Catching Up: What I have been up to

Lots to catch up on, busy getting a web site launched and much else. So got in the way of important things like blogging.

Here’s the most recent web site the VOX team and I just produced:

Narcolepsy Screen Shot
Narcolepsy Patient Education Web Site

This is one of a series of sites for the Harvard Division of Sleep Medicine I was executive producer on; previous modules have covered apnea, insufficient sleep, and healthy sleep. It’s a fascinating project, and narcolepsy–subject of many misconceptions and stigmatizing jokes–is both a serious disorder, but also a treatable one. The neurology behind it–and all of sleep–is fascinating.  So please check the site out, and  send the link along to anyone you think might be interested in it.  Narcolepsy typically begins in or just before the teen years, and is often misdiagnosed or missed entirely, so one hope for the site is to bring it to attention in relevant cases and get people in for evals and treatment.
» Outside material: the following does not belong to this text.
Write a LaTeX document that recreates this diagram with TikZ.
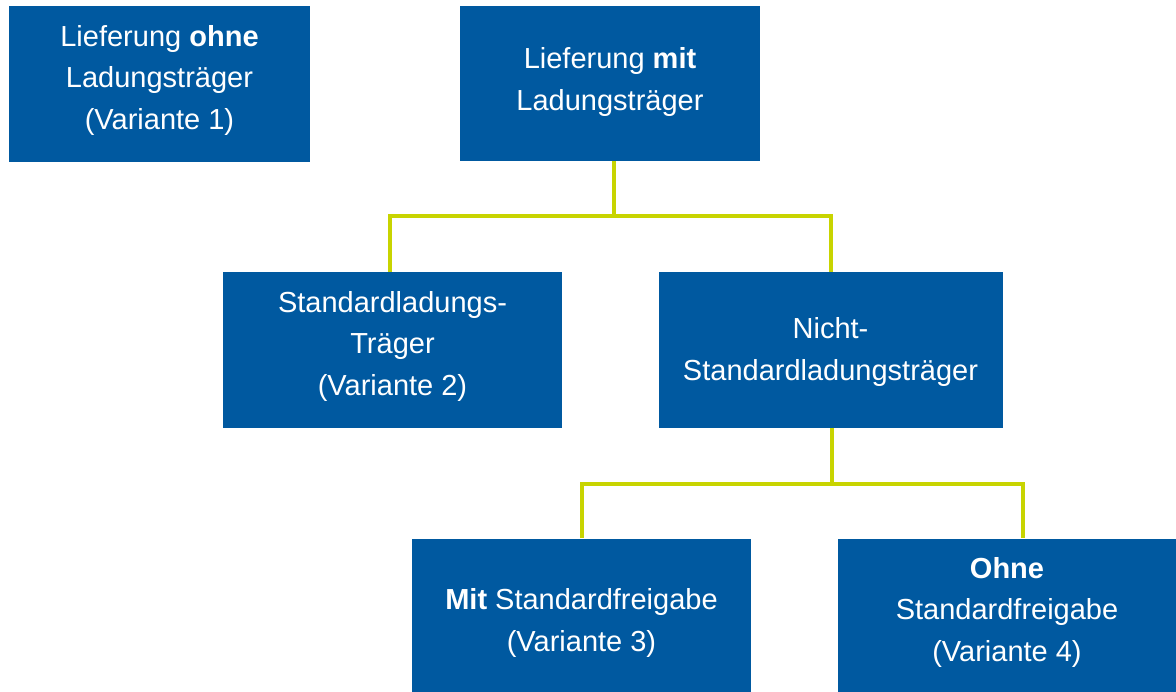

I’ve been doing web sites a long time. But video is a new world for me, and the other project I finished recently is a series of teacher professional development videos for mathematics teachers. I was co-producer on 13 videos, and there’s a funny blog post called “web guy in video land” sometime in my future, but for now I’ll just link to the site, on PBS’ Learning Media. The collection is called “Making the Case” and it’s focused on the argumentation standard in the new Common Core Standards in Mathematics. I realize that most people are not as engrossed in math pedagogy as I am, and have been my whole life oddly enough. But if you are, or if you know a high school math teacher who is interested in learning about argumentation, check it out.

Making the Case
Teacher PD resources, with videos co-produced by Arthur!

It was a rewarding project, and a real honor to see great teaching and learning in high schools all over the country. Given the gloomy national narrative about K-12 education, I feel lucky that my work takes me into schools regularly, where, without fail, I see remarkable students and teachers. There are tough stories too, but a lot is working. My personal take on the endless school reform wars and the attendant litany about “our failing schools” is that we tell that story for rhetorical and political reasons: it’s not really about our schools per se. Our schools are multifaceted institutions. Some aspects of them could be better, some facets are amazing and moving. It’s important to tell ourselves, endlessly and in every generation, that our schools are failing. They have always been failing for some purposes by some yardsticks.  But the schools we captured for these videos, where great places to be in many ways, and the experiences these students were having were what I would hope for my own kids.